30 Aralık 2024

icraguncesi.com

İcra Hukukuna dair HERŞEY….

5490 sayılı Nüfus Kanunu 9. maddesi uyarınca ilgisi olmayan 3. şahsın nüfus bilgileri icra dosyasında kullanılmış olması

Hukuk Genel Kurulu         2014/1424 E.  ,  2016/842 K.
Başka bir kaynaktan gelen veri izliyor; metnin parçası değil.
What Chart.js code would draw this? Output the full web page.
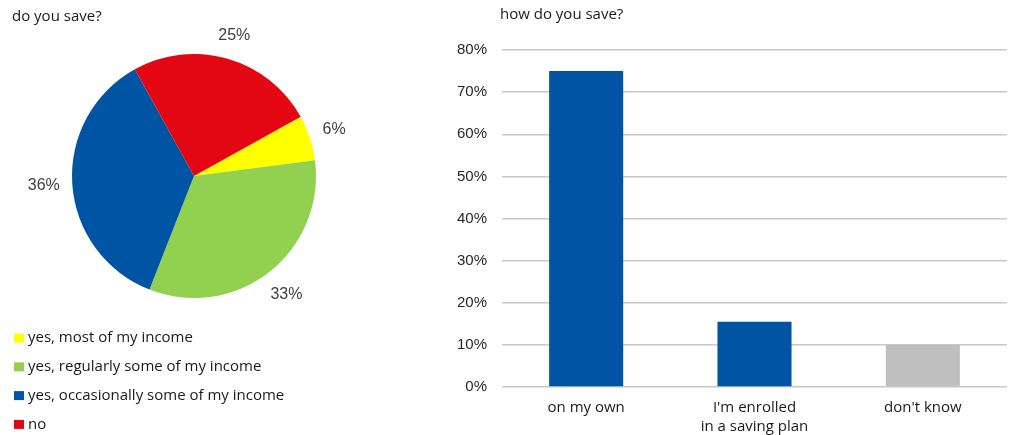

Şu durumda; mahkemece, davalıların birlikte kusurları ile davacıya ait nüfus bilgilerinin onun rızası dışında icra takip dosyasında kullanılmasına neden olarak davacının kişilik haklarına saldırıda bulundukları sonucuna varılarak, uygun tutarda manevi tazminat ödetilmesi gerekirken istemin tümden reddi doğru değildir.
Hal böyle olunca; yerel mahkemece, Hukuk Genel Kurulunca da yukarıdaki ilave gerekçelerle benimsenen Özel Daire bozma kararına uyulmak gerekirken, önceki kararda direnilmesi usul ve yasaya aykırıdır.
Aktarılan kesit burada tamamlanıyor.